## start

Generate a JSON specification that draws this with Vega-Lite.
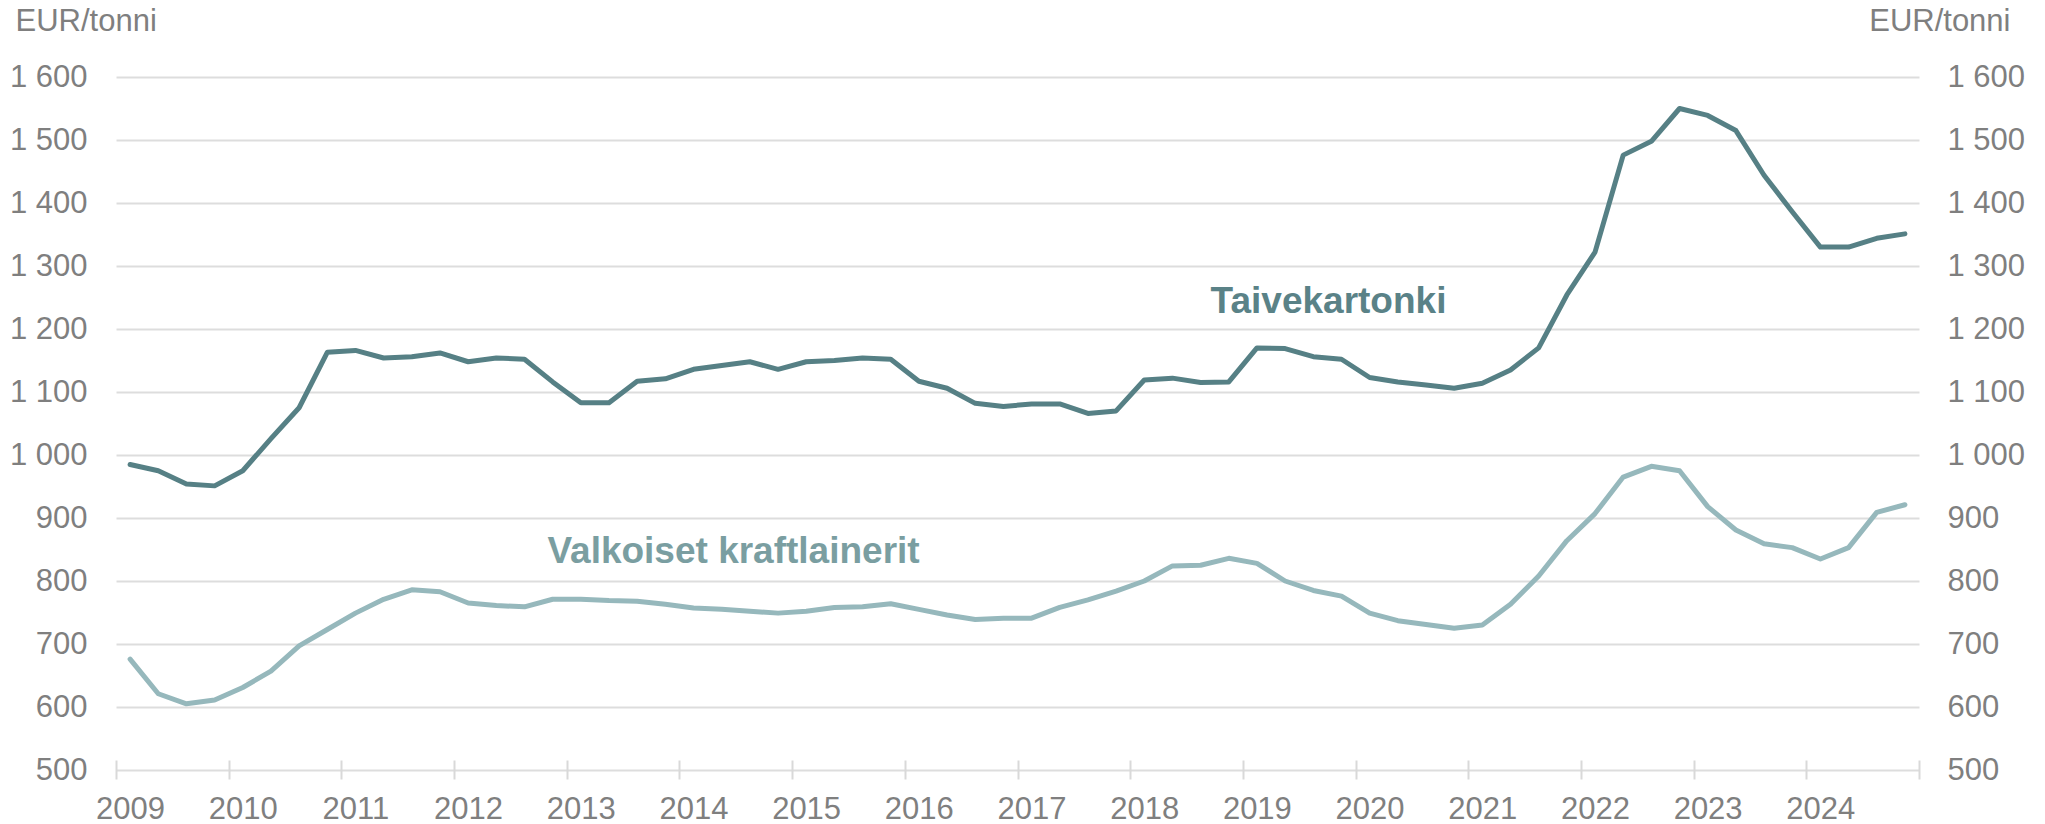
{
  "$schema": "https://vega.github.io/schema/vega-lite/v6.json",
  "width": 1803,
  "height": 693,
  "autosize": {"type": "none"},
  "padding": {"left": 116, "top": 77, "right": 126, "bottom": 54},
  "background": "white",
  "config": {"view": {"stroke": null}, "font": "Liberation Sans"},
  "datasets": {
    "prices": [
      {"sarja": "Taivekartonki", "t": 2009.125, "v": 985}, {"sarja": "Taivekartonki", "t": 2009.375, "v": 975}, {"sarja": "Taivekartonki", "t": 2009.625, "v": 954}, {"sarja": "Taivekartonki", "t": 2009.875, "v": 951},
      {"sarja": "Taivekartonki", "t": 2010.125, "v": 975}, {"sarja": "Taivekartonki", "t": 2010.375, "v": 1026}, {"sarja": "Taivekartonki", "t": 2010.625, "v": 1075}, {"sarja": "Taivekartonki", "t": 2010.875, "v": 1163},
      {"sarja": "Taivekartonki", "t": 2011.125, "v": 1166}, {"sarja": "Taivekartonki", "t": 2011.375, "v": 1154}, {"sarja": "Taivekartonki", "t": 2011.625, "v": 1156}, {"sarja": "Taivekartonki", "t": 2011.875, "v": 1162},
      {"sarja": "Taivekartonki", "t": 2012.125, "v": 1148}, {"sarja": "Taivekartonki", "t": 2012.375, "v": 1154}, {"sarja": "Taivekartonki", "t": 2012.625, "v": 1152}, {"sarja": "Taivekartonki", "t": 2012.875, "v": 1116},
      {"sarja": "Taivekartonki", "t": 2013.125, "v": 1083}, {"sarja": "Taivekartonki", "t": 2013.375, "v": 1083}, {"sarja": "Taivekartonki", "t": 2013.625, "v": 1117}, {"sarja": "Taivekartonki", "t": 2013.875, "v": 1121},
      {"sarja": "Taivekartonki", "t": 2014.125, "v": 1136}, {"sarja": "Taivekartonki", "t": 2014.375, "v": 1142}, {"sarja": "Taivekartonki", "t": 2014.625, "v": 1148}, {"sarja": "Taivekartonki", "t": 2014.875, "v": 1136},
      {"sarja": "Taivekartonki", "t": 2015.125, "v": 1148}, {"sarja": "Taivekartonki", "t": 2015.375, "v": 1150}, {"sarja": "Taivekartonki", "t": 2015.625, "v": 1154}, {"sarja": "Taivekartonki", "t": 2015.875, "v": 1152},
      {"sarja": "Taivekartonki", "t": 2016.125, "v": 1117}, {"sarja": "Taivekartonki", "t": 2016.375, "v": 1106}, {"sarja": "Taivekartonki", "t": 2016.625, "v": 1082}, {"sarja": "Taivekartonki", "t": 2016.875, "v": 1077},
      {"sarja": "Taivekartonki", "t": 2017.125, "v": 1081}, {"sarja": "Taivekartonki", "t": 2017.375, "v": 1081}, {"sarja": "Taivekartonki", "t": 2017.625, "v": 1066}, {"sarja": "Taivekartonki", "t": 2017.875, "v": 1070},
      {"sarja": "Taivekartonki", "t": 2018.125, "v": 1119}, {"sarja": "Taivekartonki", "t": 2018.375, "v": 1122}, {"sarja": "Taivekartonki", "t": 2018.625, "v": 1115}, {"sarja": "Taivekartonki", "t": 2018.875, "v": 1116},
      {"sarja": "Taivekartonki", "t": 2019.125, "v": 1170}, {"sarja": "Taivekartonki", "t": 2019.375, "v": 1169}, {"sarja": "Taivekartonki", "t": 2019.625, "v": 1156}, {"sarja": "Taivekartonki", "t": 2019.875, "v": 1152},
      {"sarja": "Taivekartonki", "t": 2020.125, "v": 1123}, {"sarja": "Taivekartonki", "t": 2020.375, "v": 1116}, {"sarja": "Taivekartonki", "t": 2020.625, "v": 1111}, {"sarja": "Taivekartonki", "t": 2020.875, "v": 1106},
      {"sarja": "Taivekartonki", "t": 2021.125, "v": 1114}, {"sarja": "Taivekartonki", "t": 2021.375, "v": 1135}, {"sarja": "Taivekartonki", "t": 2021.625, "v": 1170}, {"sarja": "Taivekartonki", "t": 2021.875, "v": 1254},
      {"sarja": "Taivekartonki", "t": 2022.125, "v": 1322}, {"sarja": "Taivekartonki", "t": 2022.375, "v": 1476}, {"sarja": "Taivekartonki", "t": 2022.625, "v": 1498}, {"sarja": "Taivekartonki", "t": 2022.875, "v": 1550},
      {"sarja": "Taivekartonki", "t": 2023.125, "v": 1539}, {"sarja": "Taivekartonki", "t": 2023.375, "v": 1515}, {"sarja": "Taivekartonki", "t": 2023.625, "v": 1444}, {"sarja": "Taivekartonki", "t": 2023.875, "v": 1386},
      {"sarja": "Taivekartonki", "t": 2024.125, "v": 1330}, {"sarja": "Taivekartonki", "t": 2024.375, "v": 1330}, {"sarja": "Taivekartonki", "t": 2024.625, "v": 1344}, {"sarja": "Taivekartonki", "t": 2024.875, "v": 1351},
      {"sarja": "Valkoiset kraftlainerit", "t": 2009.125, "v": 676}, {"sarja": "Valkoiset kraftlainerit", "t": 2009.375, "v": 621}, {"sarja": "Valkoiset kraftlainerit", "t": 2009.625, "v": 605}, {"sarja": "Valkoiset kraftlainerit", "t": 2009.875, "v": 611},
      {"sarja": "Valkoiset kraftlainerit", "t": 2010.125, "v": 631}, {"sarja": "Valkoiset kraftlainerit", "t": 2010.375, "v": 657}, {"sarja": "Valkoiset kraftlainerit", "t": 2010.625, "v": 697}, {"sarja": "Valkoiset kraftlainerit", "t": 2010.875, "v": 723},
      {"sarja": "Valkoiset kraftlainerit", "t": 2011.125, "v": 749}, {"sarja": "Valkoiset kraftlainerit", "t": 2011.375, "v": 771}, {"sarja": "Valkoiset kraftlainerit", "t": 2011.625, "v": 786}, {"sarja": "Valkoiset kraftlainerit", "t": 2011.875, "v": 783},
      {"sarja": "Valkoiset kraftlainerit", "t": 2012.125, "v": 765}, {"sarja": "Valkoiset kraftlainerit", "t": 2012.375, "v": 761}, {"sarja": "Valkoiset kraftlainerit", "t": 2012.625, "v": 759}, {"sarja": "Valkoiset kraftlainerit", "t": 2012.875, "v": 771},
      {"sarja": "Valkoiset kraftlainerit", "t": 2013.125, "v": 771}, {"sarja": "Valkoiset kraftlainerit", "t": 2013.375, "v": 769}, {"sarja": "Valkoiset kraftlainerit", "t": 2013.625, "v": 768}, {"sarja": "Valkoiset kraftlainerit", "t": 2013.875, "v": 763},
      {"sarja": "Valkoiset kraftlainerit", "t": 2014.125, "v": 757}, {"sarja": "Valkoiset kraftlainerit", "t": 2014.375, "v": 755}, {"sarja": "Valkoiset kraftlainerit", "t": 2014.625, "v": 752}, {"sarja": "Valkoiset kraftlainerit", "t": 2014.875, "v": 749},
      {"sarja": "Valkoiset kraftlainerit", "t": 2015.125, "v": 752}, {"sarja": "Valkoiset kraftlainerit", "t": 2015.375, "v": 758}, {"sarja": "Valkoiset kraftlainerit", "t": 2015.625, "v": 759}, {"sarja": "Valkoiset kraftlainerit", "t": 2015.875, "v": 764},
      {"sarja": "Valkoiset kraftlainerit", "t": 2016.125, "v": 755}, {"sarja": "Valkoiset kraftlainerit", "t": 2016.375, "v": 746}, {"sarja": "Valkoiset kraftlainerit", "t": 2016.625, "v": 739}, {"sarja": "Valkoiset kraftlainerit", "t": 2016.875, "v": 741},
      {"sarja": "Valkoiset kraftlainerit", "t": 2017.125, "v": 741}, {"sarja": "Valkoiset kraftlainerit", "t": 2017.375, "v": 758}, {"sarja": "Valkoiset kraftlainerit", "t": 2017.625, "v": 770}, {"sarja": "Valkoiset kraftlainerit", "t": 2017.875, "v": 784},
      {"sarja": "Valkoiset kraftlainerit", "t": 2018.125, "v": 800}, {"sarja": "Valkoiset kraftlainerit", "t": 2018.375, "v": 824}, {"sarja": "Valkoiset kraftlainerit", "t": 2018.625, "v": 825}, {"sarja": "Valkoiset kraftlainerit", "t": 2018.875, "v": 836},
      {"sarja": "Valkoiset kraftlainerit", "t": 2019.125, "v": 828}, {"sarja": "Valkoiset kraftlainerit", "t": 2019.375, "v": 800}, {"sarja": "Valkoiset kraftlainerit", "t": 2019.625, "v": 785}, {"sarja": "Valkoiset kraftlainerit", "t": 2019.875, "v": 776},
      {"sarja": "Valkoiset kraftlainerit", "t": 2020.125, "v": 749}, {"sarja": "Valkoiset kraftlainerit", "t": 2020.375, "v": 737}, {"sarja": "Valkoiset kraftlainerit", "t": 2020.625, "v": 731}, {"sarja": "Valkoiset kraftlainerit", "t": 2020.875, "v": 725},
      {"sarja": "Valkoiset kraftlainerit", "t": 2021.125, "v": 730}, {"sarja": "Valkoiset kraftlainerit", "t": 2021.375, "v": 763}, {"sarja": "Valkoiset kraftlainerit", "t": 2021.625, "v": 808}, {"sarja": "Valkoiset kraftlainerit", "t": 2021.875, "v": 864},
      {"sarja": "Valkoiset kraftlainerit", "t": 2022.125, "v": 907}, {"sarja": "Valkoiset kraftlainerit", "t": 2022.375, "v": 965}, {"sarja": "Valkoiset kraftlainerit", "t": 2022.625, "v": 982}, {"sarja": "Valkoiset kraftlainerit", "t": 2022.875, "v": 975},
      {"sarja": "Valkoiset kraftlainerit", "t": 2023.125, "v": 918}, {"sarja": "Valkoiset kraftlainerit", "t": 2023.375, "v": 881}, {"sarja": "Valkoiset kraftlainerit", "t": 2023.625, "v": 859}, {"sarja": "Valkoiset kraftlainerit", "t": 2023.875, "v": 853},
      {"sarja": "Valkoiset kraftlainerit", "t": 2024.125, "v": 835}, {"sarja": "Valkoiset kraftlainerit", "t": 2024.375, "v": 853}, {"sarja": "Valkoiset kraftlainerit", "t": 2024.625, "v": 909}, {"sarja": "Valkoiset kraftlainerit", "t": 2024.875, "v": 921}
    ],
    "labels": [
      {"sarja": "Taivekartonki", "t": 2019.76, "v": 1225},
      {"sarja": "Valkoiset kraftlainerit", "t": 2014.48, "v": 829}
    ]
  },
  "resolve": {"scale": {"color": "independent"}, "axis": {"y": "independent"}},
  "layer": [
    {
      "data": {"name": "prices"},
      "mark": {"type": "line", "strokeWidth": 5, "strokeCap": "round", "strokeJoin": "round"},
      "encoding": {
        "x": {
          "field": "t", "type": "quantitative",
          "scale": {"domain": [2009, 2025], "nice": false, "zero": false},
          "axis": {
            "values": [2009, 2010, 2011, 2012, 2013, 2014, 2015, 2016, 2017, 2018, 2019, 2020, 2021, 2022, 2023, 2024, 2025],
            "format": "d",
            "labelExpr": "datum.value == 2025 ? '' : datum.label",
            "grid": false, "domain": false, "ticks": true,
            "tickSize": 19, "tickWidth": 2, "tickColor": "#d9d9d9",
            "offset": -10, "labelOffset": 14, "labelPadding": 39,
            "labelBaseline": "alphabetic", "labelFontSize": 31, "labelColor": "#7f7f7f",
            "labelFont": "Liberation Sans", "labelFlush": false, "labelOverlap": false, "labelBound": false,
            "title": null
          }
        },
        "y": {
          "field": "v", "type": "quantitative",
          "scale": {"domain": [500, 1600], "nice": false, "zero": false},
          "axis": {
            "orient": "left",
            "values": [500, 600, 700, 800, 900, 1000, 1100, 1200, 1300, 1400, 1500, 1600],
            "labelExpr": "replace(format(datum.value, ','), ',', ' ')",
            "grid": true, "gridColor": "#dddddd", "gridWidth": 2,
            "domain": false, "ticks": false, "tickSize": 0,
            "labelPadding": 29, "labelFontSize": 31, "labelColor": "#7f7f7f", "labelFont": "Liberation Sans",
            "title": "EUR/tonni", "titleAngle": 0, "titleX": -101, "titleY": -47,
            "titleAlign": "left", "titleBaseline": "alphabetic", "titleFontSize": 31,
            "titleFontWeight": "normal", "titleColor": "#7f7f7f", "titleFont": "Liberation Sans"
          }
        },
        "color": {
          "field": "sarja", "type": "nominal",
          "scale": {"domain": ["Taivekartonki", "Valkoiset kraftlainerit"], "range": ["#568085", "#96b8bc"]},
          "legend": null
        }
      }
    },
    {
      "data": {"name": "labels"},
      "mark": {"type": "text", "fontSize": 37, "fontWeight": "bold", "font": "Liberation Sans", "align": "center", "baseline": "alphabetic"},
      "encoding": {
        "x": {"field": "t", "type": "quantitative"},
        "y": {
          "field": "v", "type": "quantitative",
          "axis": {
            "orient": "right",
            "values": [500, 600, 700, 800, 900, 1000, 1100, 1200, 1300, 1400, 1500, 1600],
            "labelExpr": "replace(format(datum.value, ','), ',', ' ')",
            "grid": false, "domain": false, "ticks": false, "tickSize": 0,
            "labelPadding": 28, "labelFontSize": 31, "labelColor": "#7f7f7f", "labelFont": "Liberation Sans",
            "title": "EUR/tonni", "titleAngle": 0, "titleX": 91, "titleY": -47,
            "titleAlign": "right", "titleBaseline": "alphabetic", "titleFontSize": 31,
            "titleFontWeight": "normal", "titleColor": "#7f7f7f", "titleFont": "Liberation Sans"
          }
        },
        "text": {"field": "sarja"},
        "color": {
          "field": "sarja", "type": "nominal",
          "scale": {"domain": ["Taivekartonki", "Valkoiset kraftlainerit"], "range": ["#5a8287", "#7a9ea1"]},
          "legend": null
        }
      }
    }
  ]
}
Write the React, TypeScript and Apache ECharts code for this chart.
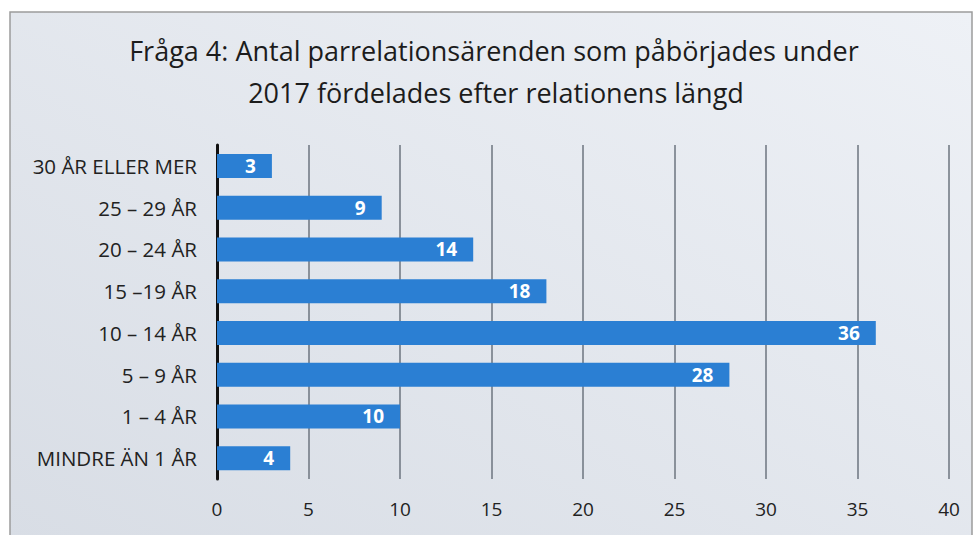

## end

Stated exercise:
Go over the records above and tally each line that includes "this". Give the total by itself.

Reply:
2